## Exercise details
Pictures in the entries below are to be left out; otherwise, reproduce exactly the lines from the first through the line containing "const svg = d3.select('#chart');".

## Records for the exercise
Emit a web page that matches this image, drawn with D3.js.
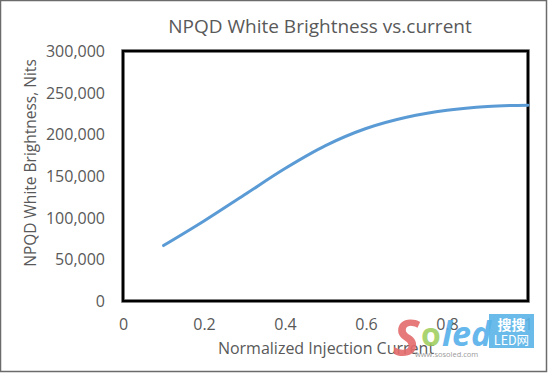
<!DOCTYPE html>
<html>
<head>
<meta charset="utf-8">
<script src="https://cdn.jsdelivr.net/npm/d3@7.9.0/dist/d3.min.js"></script>
<style>
  html, body { margin: 0; padding: 0; background: #fff; }
  svg { display: block; font-family: "Open Sans", "DejaVu Sans", sans-serif; }
</style>
</head>
<body>
<svg id="chart" width="549" height="374"></svg>
<script>
// --- data ---
const current    = [0.1, 0.2, 0.3, 0.4, 0.5, 0.6, 0.7, 0.8, 0.9, 1.0];
const brightness = [66500, 96000, 127500, 159000, 186500, 207000, 220500, 229000, 233500, 235000];
const xTicks = [0, 0.2, 0.4, 0.6, 0.8, 1];
const yTicks = [0, 50000, 100000, 150000, 200000, 250000, 300000];

const plot = { left: 123, right: 528, top: 51, bottom: 301 };

const svg = d3.select('#chart');

// chart border
svg.append('rect')
  .attr('x', 0.5).attr('y', 0.5).attr('width', 546).attr('height', 371)
  .attr('fill', '#fff').attr('stroke', '#6b6b6b').attr('stroke-width', 1.5);

const x = d3.scaleLinear().domain([0, 1]).range([plot.left, plot.right]);
const y = d3.scaleLinear().domain([0, 300000]).range([plot.bottom, plot.top]);

// title
svg.append('text')
  .attr('x', 320).attr('y', 33)
  .attr('text-anchor', 'middle')
  .attr('font-size', 19).attr('fill', '#595959')
  .text('NPQD White Brightness vs.current');

// axes (labels only, no lines)
const yAxis = svg.append('g')
  .attr('transform', `translate(${plot.left - 15},0)`)
  .call(d3.axisLeft(y).tickValues(yTicks).tickSize(0).tickFormat(d3.format(',')));
yAxis.select('.domain').remove();
yAxis.selectAll('text').attr('font-size', 16).attr('fill', '#595959')
  .attr('font-family', '"Open Sans", sans-serif').attr('dy', '0.35em');

const xAxis = svg.append('g')
  .attr('transform', `translate(0,${plot.bottom + 15})`)
  .call(d3.axisBottom(x).tickValues(xTicks).tickSize(0).tickFormat(d3.format('')));
xAxis.select('.domain').remove();
xAxis.selectAll('text').attr('font-size', 16).attr('fill', '#595959')
  .attr('font-family', '"Open Sans", sans-serif').attr('dy', '0.71em');

// axis titles
svg.append('text')
  .attr('transform', 'translate(36,163) rotate(-90)')
  .attr('text-anchor', 'middle')
  .attr('font-size', 15.5).attr('fill', '#595959')
  .text('NPQD White Brightness, Nits');

svg.append('text')
  .attr('x', 326).attr('y', 354)
  .attr('text-anchor', 'middle')
  .attr('font-size', 16).attr('fill', '#595959')
  .text('Normalized Injection Current');

// plot frame
svg.append('rect')
  .attr('x', plot.left).attr('y', plot.top)
  .attr('width', plot.right - plot.left).attr('height', plot.bottom - plot.top)
  .attr('fill', 'none').attr('stroke', '#aaa').attr('stroke-width', 4);
svg.append('rect')
  .attr('x', plot.left).attr('y', plot.top)
  .attr('width', plot.right - plot.left).attr('height', plot.bottom - plot.top)
  .attr('fill', 'none').attr('stroke', '#000').attr('stroke-width', 2.5);

// series
const line = d3.line()
  .x((d, i) => x(current[i]))
  .y(d => y(d))
  .curve(d3.curveCatmullRom.alpha(0.5));

svg.append('path')
  .datum(brightness)
  .attr('d', line)
  .attr('fill', 'none')
  .attr('stroke', '#5b9bd5')
  .attr('stroke-width', 3)
  .attr('stroke-linecap', 'round');

// watermark
const wm = svg.append('g');
wm.append('text').attr('x', 393).attr('y', 356)
  .attr('font-size', 50).attr('font-weight', 'bold').attr('font-style', 'italic')
  .attr('fill', '#e46b6b').attr('opacity', 0.9).text('S');
wm.append('text').attr('x', 421).attr('y', 346)
  .attr('font-size', 32).attr('font-weight', 'bold')
  .attr('fill', '#9ccc5a').attr('opacity', 0.85).text('o');
wm.append('text').attr('x', 442).attr('y', 346)
  .attr('font-size', 34).attr('font-weight', 'bold').attr('font-style', 'italic')
  .attr('fill', '#55b0ea').attr('opacity', 0.9).text('led');
wm.append('text').attr('x', 415).attr('y', 357)
  .attr('font-size', 7.5).attr('fill', '#9a9a9a').text('www.sosoled.com');
wm.append('rect').attr('x', 489).attr('y', 314).attr('width', 45).attr('height', 34)
  .attr('fill', '#5ab4e8').attr('opacity', 0.9);
wm.append('text').attr('x', 511.5).attr('y', 330)
  .attr('text-anchor', 'middle').attr('font-size', 14).attr('font-weight', 'bold')
  .attr('font-family', '"Noto Sans CJK SC", sans-serif').attr('fill', '#fff').text('搜搜');
wm.append('text').attr('x', 511.5).attr('y', 345)
  .attr('text-anchor', 'middle').attr('font-size', 12.5)
  .attr('font-family', '"Noto Sans CJK SC", sans-serif').attr('fill', '#fff').text('LED网');
</script>
</body>
</html>
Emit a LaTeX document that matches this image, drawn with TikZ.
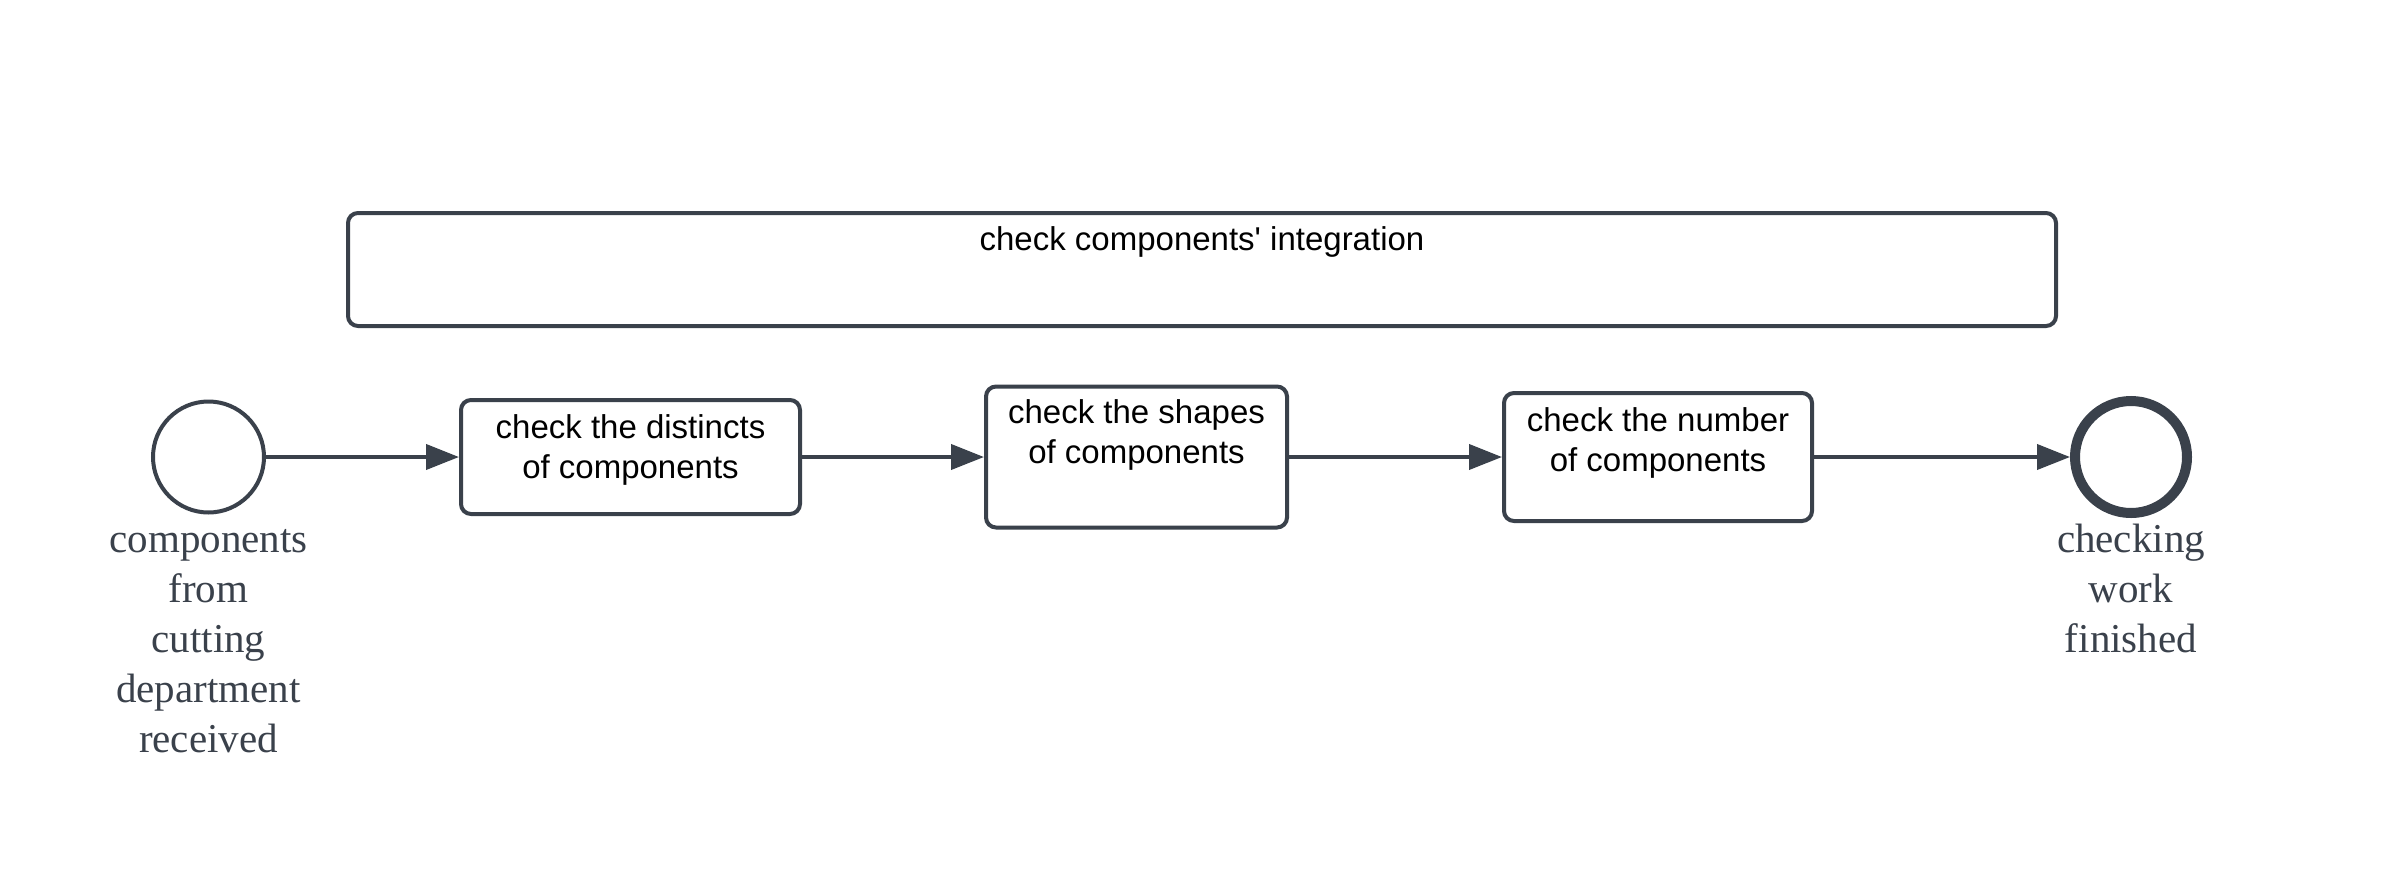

## Reply
Emit a web page that matches this image, drawn with D3.js.
<!DOCTYPE html>
<html>
<head>
<meta charset="utf-8">
<script src="https://cdn.jsdelivr.net/npm/d3@7.9.0/dist/d3.min.js"></script>
<style>
  html, body { margin: 0; padding: 0; background: #fff; }
  svg { display: block; font-family: "Open Sans", "DejaVu Sans", sans-serif; }
</style>
</head>
<body>
<svg id="chart" width="549" height="374"></svg>
<script>
// --- data ---
const current    = [0.1, 0.2, 0.3, 0.4, 0.5, 0.6, 0.7, 0.8, 0.9, 1.0];
const brightness = [66500, 96000, 127500, 159000, 186500, 207000, 220500, 229000, 233500, 235000];
const xTicks = [0, 0.2, 0.4, 0.6, 0.8, 1];
const yTicks = [0, 50000, 100000, 150000, 200000, 250000, 300000];

const plot = { left: 123, right: 528, top: 51, bottom: 301 };

const svg = d3.select('#chart');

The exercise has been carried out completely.